The County Assembly lawyers played clips showing Sonko in a number of videos, including one where he was asking President Kenyatta to help take over functions of planning.

High turnover

The witness said Sonko, in three years, had appointed 10 people to serve as CEC in the Finance and Economic Planning docket and eight chief officers in the same ministry.

He also accused the governor of appointing Agnes Gathangu to serve as CEC when she was working as chief officer in the same position.

To buttress his case, the witness noted that on April 10, 2019, she wrote to the clerk of County Assembly as Chief Officer for Economic Planning while on March 25 she had written as the  CECM Finance and Economic Planning.
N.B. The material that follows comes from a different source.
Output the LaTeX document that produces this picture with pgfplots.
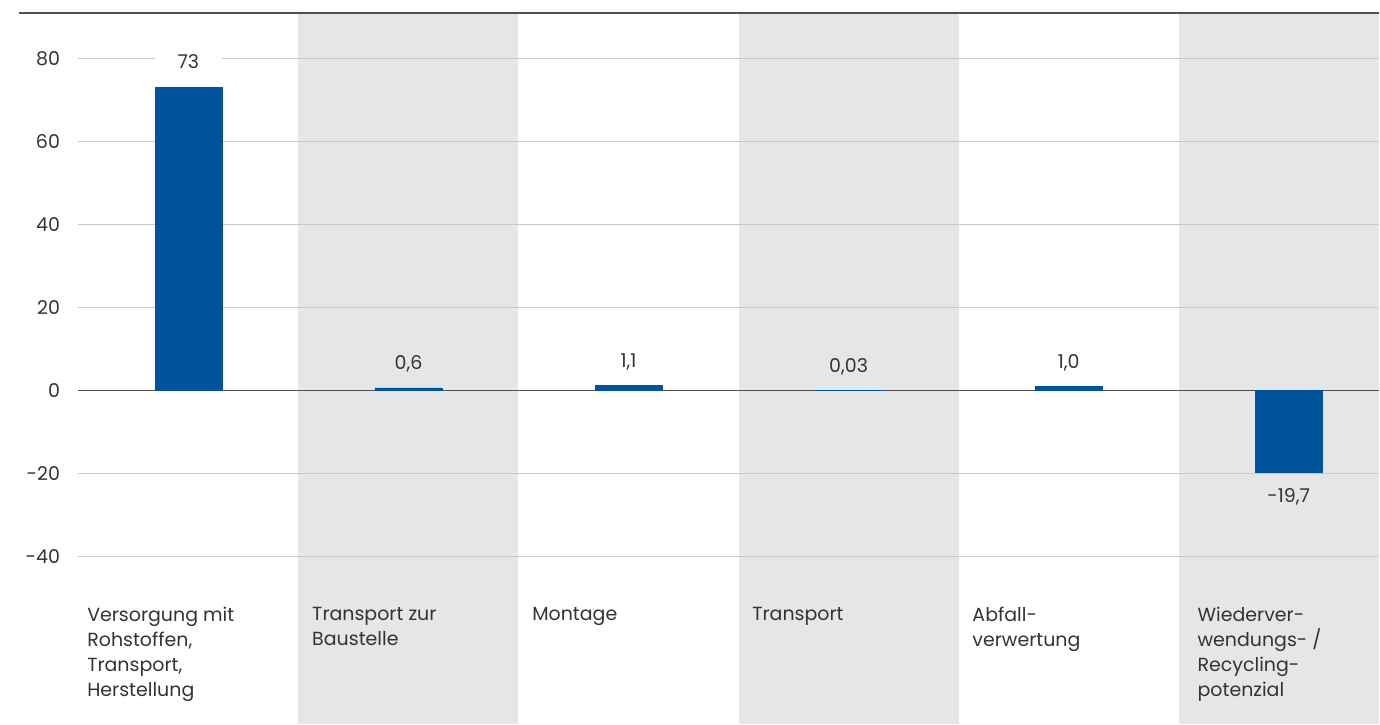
\documentclass[border=0pt]{standalone}
\usepackage{pgfplots}
\pgfplotsset{compat=1.18}
\usepackage{pgfplotstable}
\usepackage{fontspec}
\setmainfont{Poppins}
\definecolor{barblue}{RGB}{0,82,155}
\definecolor{band}{RGB}{229,230,232}
\definecolor{gridc}{RGB}{200,200,200}
\definecolor{txt}{RGB}{51,51,51}
\definecolor{zeroc}{RGB}{80,80,80}
\newcommand{\lblfont}{\fontsize{9.5}{12.5}\selectfont}
\pgfplotstableread{
x y lab
0 73 73
}\firsttab
\pgfplotstableread{
x y lab
1 0.6 {0,6}
2 1.1 {1,1}
3 0.03 {0,03}
4 1.0 {1,0}
}\midtab
\pgfplotstableread{
x y lab
5 -19.7 {-19,7}
}\lasttab
\begin{document}
\begin{tikzpicture}
\begin{axis}[
  set layers,
  scale only axis, width=651pt, height=356pt,
  xmin=-0.5, xmax=5.411, ymin=-80.55, ymax=91,
  axis line style={draw=none}, tick style={draw=none},
  xtick=\empty,
  ytick={-40,-20,0,20,40,60,80},
  yticklabels={-40,-20,0,20,40,60,80},
  yticklabel style={font=\lblfont, text=txt, anchor=east, inner sep=0pt, xshift=-9pt},
  ymajorgrids, grid style={gridc, line width=0.5pt},
  extra y ticks={0}, extra y tick labels={},
  extra y tick style={grid style={zeroc, line width=0.8pt}},
  clip=false,
  ybar, bar width=0.304,
]
\begin{pgfonlayer}{axis background}
\fill[band] (axis cs:0.5,-80.55) rectangle (axis cs:1.5,91);
\fill[band] (axis cs:2.5,-80.55) rectangle (axis cs:3.5,91);
\fill[band] (axis cs:4.5,-80.55) rectangle (axis cs:5.411,91);
\end{pgfonlayer}
\addplot[bar shift=0pt, fill=barblue, draw=barblue, line width=0.3pt,
  point meta=explicit symbolic, nodes near coords,
  nodes near coords style={font=\lblfont, text=txt, fill=white, inner sep=0pt, minimum width=33.5pt, minimum height=16pt, anchor=south, yshift=5pt}]
  table[x=x, y=y, meta=lab] {\firsttab};
\addplot[bar shift=0pt, fill=barblue, draw=barblue, line width=0.3pt,
  point meta=explicit symbolic, nodes near coords,
  nodes near coords style={font=\lblfont, text=txt, inner sep=0pt, anchor=south, yshift=7.5pt}]
  table[x=x, y=y, meta=lab] {\midtab};
\addplot[bar shift=0pt, fill=barblue, draw=barblue, line width=0.3pt,
  point meta=explicit symbolic, nodes near coords,
  nodes near coords style={font=\lblfont, text=txt, inner sep=0pt, anchor=north, yshift=-8pt}]
  table[x=x, y=y, meta=lab] {\lasttab};
\draw[zeroc, line width=0.8pt] ([xshift=-29.7pt]rel axis cs:0,1) -- (rel axis cs:1,1);
\path ([xshift=-39.2pt,yshift=6.5pt]rel axis cs:0,1) coordinate (bbx);
\begin{scope}[every node/.style={anchor=north west, align=left, inner sep=0pt, font=\lblfont, text=txt}]
\node at (axis cs:-0.461,-52.2) {Versorgung mit\\Rohstoffen,\\Transport,\\Herstellung};
\node at (axis cs:0.561,-52.2) {Transport zur\\Baustelle};
\node at (axis cs:1.561,-52.2) {Montage};
\node at (axis cs:2.561,-52.2) {Transport};
\node at (axis cs:3.561,-52.2) {Abfall-\\verwertung};
\node at (axis cs:4.584,-52.2) {Wiederver-\\wendungs- /\\Recycling-\\potenzial};
\end{scope}
\end{axis}
\end{tikzpicture}
\end{document}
Okumu said that showed incompetence and poor governance on the part of Sonko.

On the cross-examination, Mr Kinyanjui took on Okumu, pointing out as the mover of the impeachment motion he had a motive.

Okumu admitted that he was paid Sh823,000 imprest in October for a trip to Dubai but did not travel because he was prosecuting the impeachment motion against Sonko.

Narok Senator Ledama ole Kina said the witness was supposed to answer all the questions that he was being asked.

This is after the witness refused to answer some of the questions and Ledama insisted that everything needed to be captured, with Nandi Senator Samson Cherargei saying the Senate needs to get all the information before taking a vote.

If the impeachment is approved, Sonko will become the second governor to be kicked out of office, following in the footsteps of former Kiambu Governor Ferdinand Waititu.

The County Assembly witness had accused Sonko of using his home in Mua Hills in Machakos County to run the county government issues, which meant he was absent from work.

At one time, the Senate was asked to have a private session when a lawyer for the County Assembly warned they wanted to play an alleged video of Sonko that carried 'obscenities' that had been captured in a phone call with another person.   

Sonko's lawyer said the governor had not been given the evidence to defend himself before the County Assembly.

Sub judice

The embattled governor urged the Senate not to debate the matter involving Nairobi Metropolitan Services because it was sub judice since the case was in the High Court.

Sonko accused Okumu of a witch hunt. He said the Senate was performing a quasi-judicial role as opposed to legislation and the House should assume the role of the adjudicatory body.

Kinyanjui also produced affidavits of 57 MCAs who claimed their signatures were forged and had reported the incident at the Diani Police Station.

Sonko said the MCAs were in Diani and their accounts were logged in illegally.